Patterns of relative abundance for tropical trees have been of interest since the expeditions of Alfred Russel Wallace, but we still have little understanding of how such patterns may be related to reproductive strategies. The coexistence of tree species in biodiverse communities is thought to be maintained to a large extent by density-dependent negative feedbacks at the seedling stage, however, when it comes to pollination, the case could be quite the opposite, with rare species suffering Allee effects, or reduced fitness due to the difficulty of finding a mate at low densities. Yet, to understand this, we must consider “functional abundance”, or the number of flowering individuals in the population, which may be lower than total adult abundance. Patterns of functional abundance may reduce abundance extremes between species during reproduction, and will determine the density and distance between flowering individuals, factors known to influence pollination success. We collected phenophase data for twenty-two tree species during the peak flowering season of 2016 in the 50 ha Korup Forest Dynamics Plot in Cameroon and asked how occurrence and location of individual reproductive events were related to local adult abundance patterns in the community, using nearest neighbor spatial statistics and linear regressions.
Results/Conclusions
The number of co-flowering individuals was significantly negatively correlated with total adult abundance, both at the family level and overall, with abundant species having a smaller proportion of flowering individuals. Species nearest-neighbor spatial patterns were more aggregated than random for both total adults and flowering individuals, however nearest neighbor distances of flowering individuals were increased relative to nearest neighbor distances of total adults, particularly for more abundant species. These results demonstrate that intraspecific patterns of flowering phenology in tropical forests are important to consider because they may affect the pollination landscape by functionally lowering the abundance of common species.
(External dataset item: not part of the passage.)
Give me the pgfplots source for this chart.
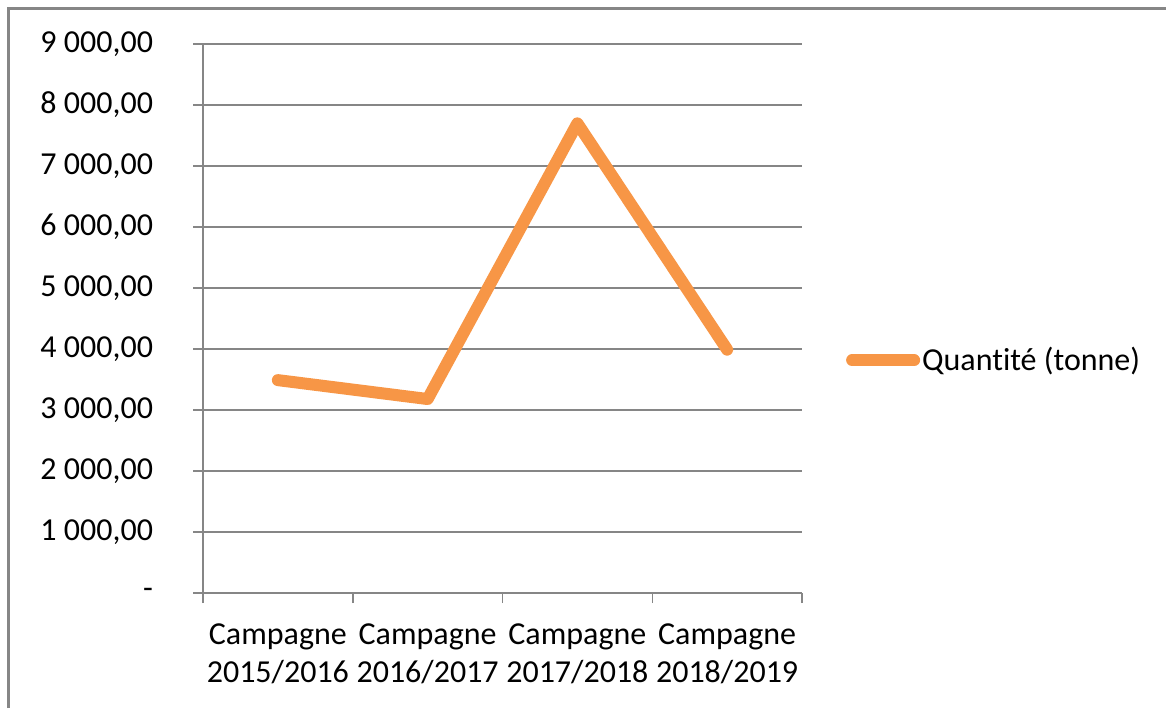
\documentclass[border=0pt]{standalone}
\usepackage{fontspec}
\setmainfont{Carlito}[Ligatures=NoCommon, RawFeature={-liga;-clig;-calt;-dlig}]
\usepackage{pgfplots}
\pgfplotsset{compat=1.18}
\definecolor{lineorange}{HTML}{F79646}
\definecolor{gridgray}{HTML}{868686}
\begin{document}
\begin{tikzpicture}
\useasboundingbox (0,0) rectangle (583pt,-354pt);
\draw[gridgray, line width=1.5pt] (4pt,-354pt) -- (4pt,-4pt) -- (583pt,-4pt);
\begin{axis}[
  at={(101.5pt,-296.5pt)}, anchor=south west,
  scale only axis, width=299.5pt, height=274.5pt,
  xmin=0, xmax=4, ymin=0, ymax=9000,
  axis x line*=bottom, axis y line*=left,
  axis line style={gridgray, line width=0.75pt},
  xtick={0.5,1.5,2.5,3.5},
  xticklabels={Campagne\\2015/2016,Campagne\\2016/2017,Campagne\\2017/2018,Campagne\\2018/2019},
  minor xtick={0,1,2,3,4},
  ytick={0,1000,...,9000},
  yticklabels={-,{1 000,00},{2 000,00},{3 000,00},{4 000,00},{5 000,00},{6 000,00},{7 000,00},{8 000,00},{9 000,00}},
  ymajorgrids, grid style={gridgray, line width=0.75pt},
  tick align=outside, major tick length=5pt, minor tick length=5pt,
  major x tick style={draw=none},
  minor x tick style={draw=gridgray, line width=0.75pt},
  major y tick style={draw=gridgray, line width=0.75pt},
  tick label style={font=\fontsize{16pt}{19pt}\selectfont, text=black},
  xticklabel style={align=center, anchor=north, yshift=-7pt},
  yticklabel style={anchor=east, xshift=-16.5pt},
  legend style={at={(1.073,0.424)}, anchor=west, draw=none, fill=none,
    font=\fontsize{16pt}{19pt}\selectfont, inner sep=0pt,
    nodes={inner xsep=1pt}},
  legend image code/.code={\draw[#1, line width=6pt, line cap=round] (0pt,0pt) -- (31pt,0pt);},
  clip=false,
]
\addplot[color=lineorange, line width=6pt, line cap=round, line join=round]
  coordinates {(0.5,3490) (1.5,3180) (2.5,7700) (3.5,3990)};
\addlegendentry{Quant\kern0pt ité (tonne)}
\end{axis}
\end{tikzpicture}
\end{document}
This could level the playing field somewhat between rare and abundant species by lowering fitness costs for rarer species due to interspecific competition for pollinators, while at the same time lowering fitness costs for common species due to intraspecific competition for pollinators. In addition, if flowering ability is resource-dependent and rarer species benefit from low intraspecific competition for abiotic resources, this may explain the higher proportion of individuals of rare species flowering. Thus, the “rare species advantage” may in fact allow such species to maximize the size of their mate pool, and help them cope with pollination despite their low numbers.